Alongside fully implementation of the eAWB, Lufthansa Cargo is preparing to launch the electronic house air waybill (e-HAWB), enabling the industry to move nearer its objective of completely paperless freight transportation by 2015.
“An ePouch solution will further allow customers to upload all kind of documents accompanying the freight, such as temperature control sheets and so on, offering clients an independent platform for storing confidential documents digitally,” Zimmermann says.
Steve Smith, head of e-business airfreight for DHL Global Forwarding and chairman of GACAG’s e-commerce task force, believes that despite the challenges, integrating risk management into the e-freight process is essential and will incentivize the slow adopters.

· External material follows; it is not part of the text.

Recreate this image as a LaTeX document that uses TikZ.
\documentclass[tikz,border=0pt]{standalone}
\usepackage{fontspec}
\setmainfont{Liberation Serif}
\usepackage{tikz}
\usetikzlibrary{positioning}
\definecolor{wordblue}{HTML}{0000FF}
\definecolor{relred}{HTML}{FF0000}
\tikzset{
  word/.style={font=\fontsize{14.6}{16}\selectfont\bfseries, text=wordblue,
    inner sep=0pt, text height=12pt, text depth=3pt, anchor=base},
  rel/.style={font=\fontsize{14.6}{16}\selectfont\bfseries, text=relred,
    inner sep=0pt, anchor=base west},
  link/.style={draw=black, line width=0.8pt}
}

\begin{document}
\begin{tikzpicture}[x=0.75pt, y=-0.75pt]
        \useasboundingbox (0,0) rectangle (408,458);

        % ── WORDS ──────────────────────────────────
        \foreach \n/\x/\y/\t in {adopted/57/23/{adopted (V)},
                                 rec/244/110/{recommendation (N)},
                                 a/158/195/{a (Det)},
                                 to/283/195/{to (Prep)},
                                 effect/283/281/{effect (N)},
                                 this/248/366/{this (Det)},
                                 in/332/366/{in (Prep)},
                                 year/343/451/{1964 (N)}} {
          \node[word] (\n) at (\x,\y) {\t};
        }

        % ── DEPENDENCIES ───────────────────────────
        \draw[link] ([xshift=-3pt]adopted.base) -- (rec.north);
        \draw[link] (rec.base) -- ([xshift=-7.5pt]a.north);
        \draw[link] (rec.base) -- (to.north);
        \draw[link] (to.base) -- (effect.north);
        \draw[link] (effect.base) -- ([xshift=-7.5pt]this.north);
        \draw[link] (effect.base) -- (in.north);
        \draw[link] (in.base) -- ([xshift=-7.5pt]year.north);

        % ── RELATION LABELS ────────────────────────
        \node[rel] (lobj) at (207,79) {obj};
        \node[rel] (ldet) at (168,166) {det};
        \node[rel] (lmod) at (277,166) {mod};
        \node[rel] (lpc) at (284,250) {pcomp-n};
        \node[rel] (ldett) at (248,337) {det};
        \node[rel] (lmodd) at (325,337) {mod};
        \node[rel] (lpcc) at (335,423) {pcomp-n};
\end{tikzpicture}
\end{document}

IATA’s Guillaume Drucy agrees, fearing that if the industry doesn’t take this route, security declarations will simply create yet more paper instead of eliminating it.
However, the signs are that historically skeptical state authorities are warming to new technology. Schiphol’s van Pelt says a “very promising” meeting took place between Dutch and Chinese Customs in Shanghai last October. “The good thing is that once they’re ready to say yes, they’re 100 percent ready. Implementation will be total. I believe it can happen within three years,” she predicts.